After a burst of carving since the start of the New Year and a trip to the photo studio of the wonderful Tom Way, here are the results.
First, the piece that was featured in a recent blog post: a delightful exercise in Mongolian calligraphy saying “Happy New Year,” sent to me by my friend Zulaa in Ulaan Bataar, Mongolia. By the way, I noticed at once that it was executed in the shape of a Christmas tree, or whatever a Christmas tree is called in a Buddhist country. What I noticed later was that the vertical Mongolian words stand in the branches of the tree like candles. When I was a boy, we still had clip-on candles for our tree. It’s amazing the entire country didn’t burn down over the holidays.
By the way, this image (and images of some of the other Alphabet carvings) is now available on stationery cards, iPhone sleeves, even wall clocks! Click HERE to see.
Next, a gift. Thanks to my friend Colette Ruoff, I’ve become interested in carving in Tibetan–not because Tibetan is exactly an immediately endangered alphabet, but to note the fact that the Chinese authorities in Tibet are now teaching Tibetan children in Chinese, driving a wedge between the people and their history and cultural identity.
This is an amazing piece of walnut, provided by my friend Dave Wilson at Sterling Hardwoods in Burlington, featuring the Tibetan for “moon” and “water,” based on designs by the calligrapher Tashi Mannox, plus an amazing rippling effect produced by nature, wind, wood, and time.

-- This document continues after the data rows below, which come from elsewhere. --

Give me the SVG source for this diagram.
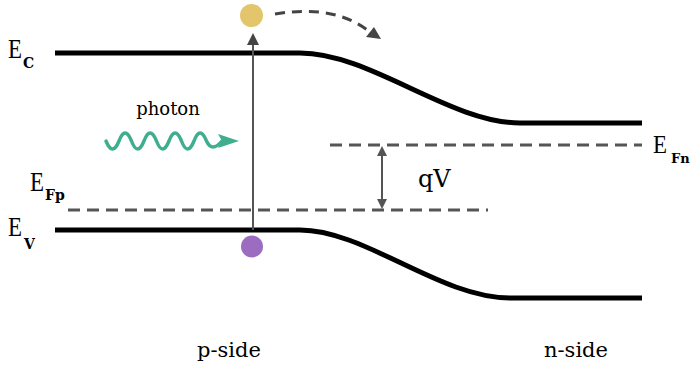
<svg xmlns="http://www.w3.org/2000/svg" width="693" height="368" viewBox="0 0 693 368">
<defs>
<style>
.band{fill:none;stroke:#000;stroke-width:5;stroke-linecap:butt}
.fermi{fill:none;stroke:#555;stroke-width:3;stroke-dasharray:12 7}
.lbl{font-family:"Liberation Serif","DejaVu Serif",serif;fill:#000}
.txt{font-family:"DejaVu Serif","Liberation Serif",serif;fill:#000}
.sub{font-family:"DejaVu Serif","Liberation Serif",serif;font-weight:bold;fill:#000}
</style>
<marker id="ah" viewBox="0 0 10 10" refX="9" refY="5" markerWidth="4" markerHeight="4" orient="auto-start-reverse"><path d="M0,0 L10,5 L0,10 z" fill="#555"/></marker>
</defs>
<rect width="693" height="368" fill="#fff"/>
<g id="bands">
<path class="band" d="M55,53 L300,53 C370,53 450,123 520,123 L642,123"/>
<path class="band" d="M55,230 L300,230 C365,230 440,298 510,298 L642,298"/>
</g>
<g id="fermi-levels">
<path class="fermi" d="M68,210 L488,210"/>
<path class="fermi" d="M330,145 L642,145"/>
</g>
<g id="connectors">
<line x1="253" y1="230" x2="253" y2="43" stroke="#555" stroke-width="2"/>
<polygon points="253,33 259,45 247,45" fill="#444"/>
<path d="M275,14 Q335,4 370,32" fill="none" stroke="#444" stroke-width="3" stroke-dasharray="10 7"/>
<polygon points="381,39 366,37 374,27" fill="#444"/>
<line x1="382" y1="150" x2="382" y2="205" stroke="#555" stroke-width="2"/>
<polygon points="382,146 387,156 377,156" fill="#555"/>
<polygon points="382,209 387,199 377,199" fill="#555"/>
</g>
<g id="photon">
<path d="M106,141 Q112.5,157 119,141 Q125,125 131.5,141 Q137.5,157 144,141 Q150,125 156.5,141 Q162.5,157 169,141 Q175,125 181.5,141 Q187.5,157 194,141 Q200,125 206.5,141 Q212,153 222,141" fill="none" stroke="#3fae8e" stroke-width="3.5" stroke-linecap="round"/>
<polygon points="218,134 239,141 218,148 222,141" fill="#3fae8e"/>
<text class="txt" x="168" y="115" font-size="18" text-anchor="middle">photon</text>
</g>
<g id="electron"><circle cx="251.5" cy="15.5" r="11.5" fill="#e3c66b"/></g>
<g id="hole"><circle cx="252" cy="246.5" r="11" fill="#9b6cc0"/></g>
<g id="label-Ec"><text class="lbl" x="8" y="58" font-size="27" textLength="14" lengthAdjust="spacingAndGlyphs">E</text><text class="sub" x="23" y="68" font-size="14">C</text></g>
<g id="label-Efp"><text class="lbl" x="30" y="191" font-size="27" textLength="14" lengthAdjust="spacingAndGlyphs">E</text><text class="sub" x="45" y="200" font-size="14">Fp</text></g>
<g id="label-Ev"><text class="lbl" x="8" y="236" font-size="27" textLength="14" lengthAdjust="spacingAndGlyphs">E</text><text class="sub" x="24" y="249" font-size="14">V</text></g>
<g id="label-Efn"><text class="lbl" x="653" y="153" font-size="25" textLength="14" lengthAdjust="spacingAndGlyphs">E</text><text class="sub" x="671" y="163" font-size="13">Fn</text></g>
<g id="label-qV"><text class="txt" x="418" y="187" font-size="24">qV</text></g>
<g id="label-p"><text class="txt" x="229" y="357" font-size="21" text-anchor="middle">p-side</text></g>
<g id="label-n"><text class="txt" x="576" y="357" font-size="21" text-anchor="middle">n-side</text></g>
</svg>
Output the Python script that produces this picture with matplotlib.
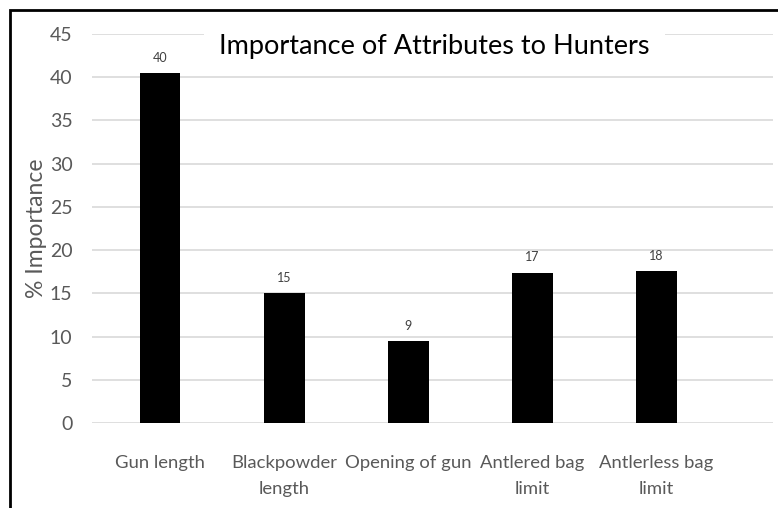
import matplotlib.pyplot as plt
import matplotlib.transforms as mtransforms
from matplotlib.patches import Rectangle

categories = ["Gun length", "Blackpowder\nlength", "Opening of gun", "Antlered bag\nlimit", "Antlerless bag\nlimit"]
importance = [40.45, 15.0, 9.45, 17.4, 17.55]
yticks = [0, 5, 10, 15, 20, 25, 30, 35, 40, 45]

plt.rcParams['font.family'] = ['Lato', 'DejaVu Sans']

fig = plt.figure(figsize=(7.78, 5.08), dpi=100)
ax = fig.add_axes([92/778, 1 - 423/508, (773 - 92)/778, (423 - 34)/508])

x = list(range(len(categories)))
bars = ax.bar(x, importance, width=0.33, color='black', zorder=3)

# data labels
for b, v in zip(bars, importance):
    ax.annotate(f"{v:.0f}", (b.get_x() + b.get_width()/2, v), xytext=(0, 7),
                textcoords='offset points', ha='center', va='bottom',
                fontsize=9, color='#404040', zorder=6)

ax.set_xlim(-0.548, 4.94)
ax.set_ylim(0, 45)
ax.set_yticks(yticks)
ax.set_xticks(x)
ax.set_xticklabels(categories, fontsize=13.3, color='#595959', linespacing=1.75)
ax.tick_params(axis='y', labelsize=14, labelcolor='#595959', length=0, pad=14)
ax.tick_params(axis='x', length=0, pad=23)
ax.grid(axis='y', color='#d9d9d9', lw=1.2, zorder=0)
for s in ax.spines.values():
    s.set_visible(False)

ax.set_ylabel("% Importance", fontsize=16.5, color='#595959')
ax.yaxis.set_label_coords(-0.066, 0.5)

trans = mtransforms.blended_transform_factory(ax.transAxes, ax.transData)
ax.text(0.503, 43.5, "Importance of Attributes to Hunters", transform=trans,
        fontsize=19.5, color='black', ha='center', va='center', zorder=5,
        bbox=dict(fc='white', ec='none', pad=11))

# outer border (cropped on right and bottom)
fig.patches.append(Rectangle((10/778, -0.1), 1.2, 1 - 10/508 + 0.1, transform=fig.transFigure,
                             fill=False, ec='black', lw=2))

fig.savefig("out.png", dpi=100)
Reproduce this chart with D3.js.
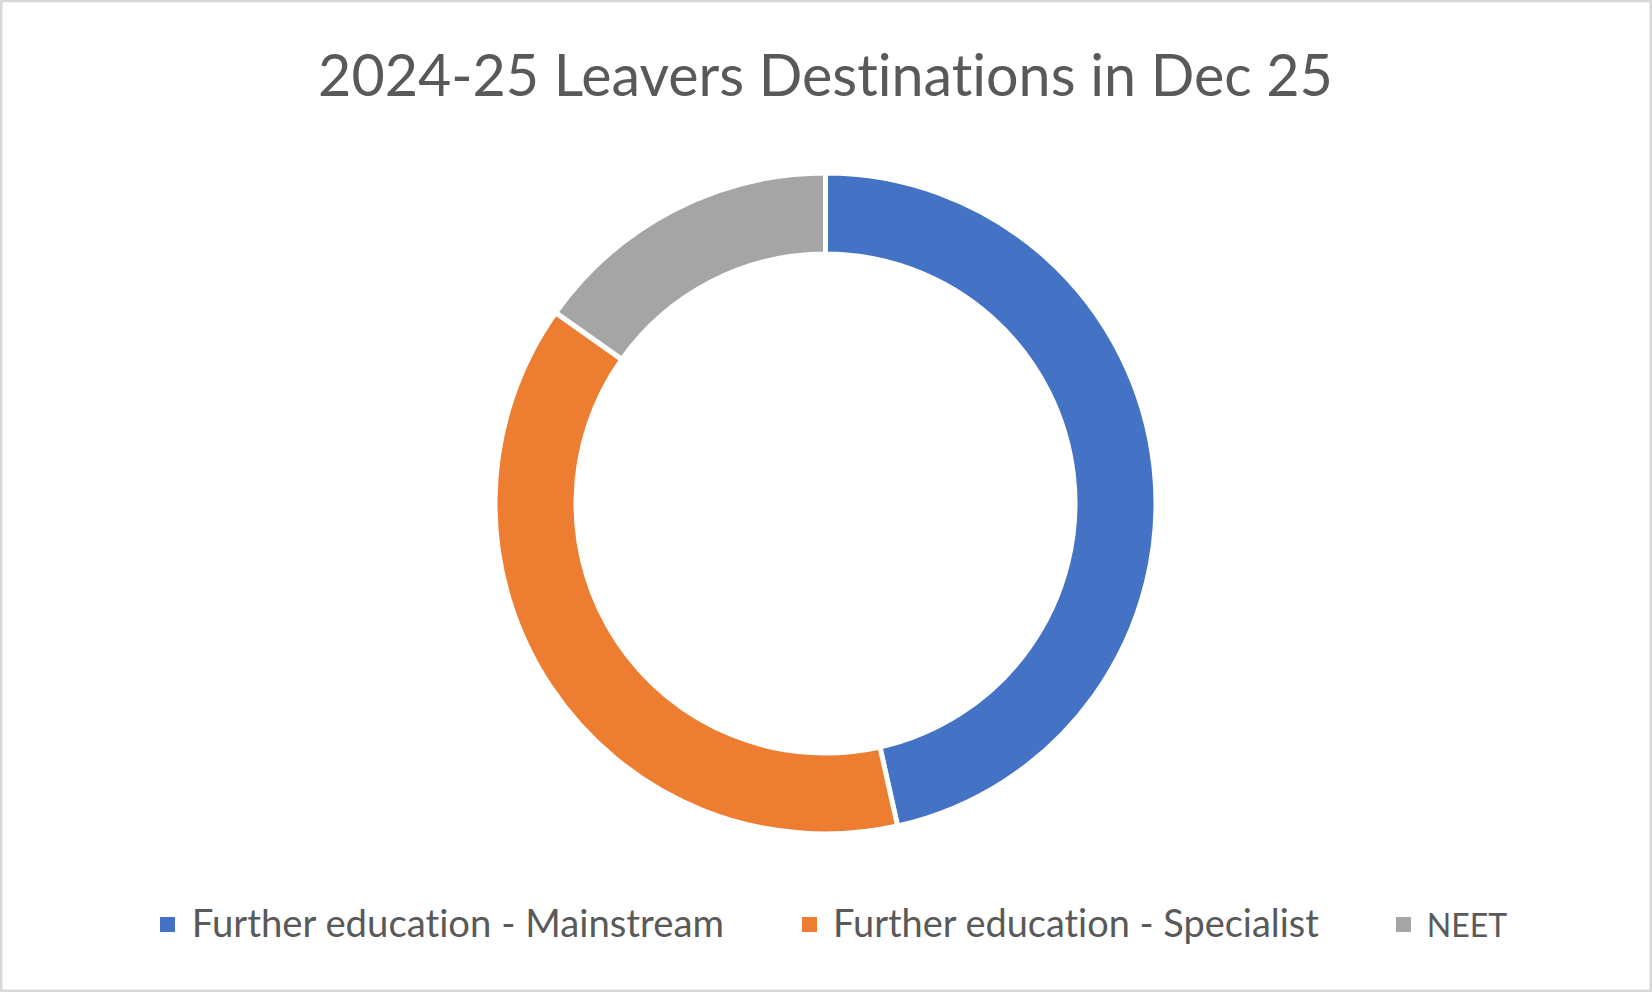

Finally, perhaps the most creative, and certainly the most serendipitous, of the three. Dave Wilson also handed me a piece of red oak that was something between a treasure and a land mine: it had amazingly turbulent grain, but it also had a wicked crack that threatened to drive splinters into my hand every time I picked it up.
I started out, as usual, by looking at the board (which measured a very irregular 20″ x 8″ or so) horizontally, and nothing came to mind–but then I turned it vertical and at once the grain suggested those fantastic steep little mountains in the Chinese province of Guilin that feature so prominently in Chinese art, the steep verticals of the hills working in parallel with the vertical strips of writing.
At first I thought I might carve the first line of the Tao Te Ching (“The Tao that can be spoken is not the true Tao”) but it was too long. After a while, I gave up and tried Mongolian calligraphy again, and this time found a perfect two-character phrase that would fit the wood and its characteristic “imperfections” perfectly. I looked up what it meant, and there it was: “sunrise.” As if presented to me like a fait accompli. So of course I carved it and then painted it gold for the sunrise:
One day, if I ever find the right piece of wood, I’d like to recreate that sunrise about eight feet tall. Can you imagine it?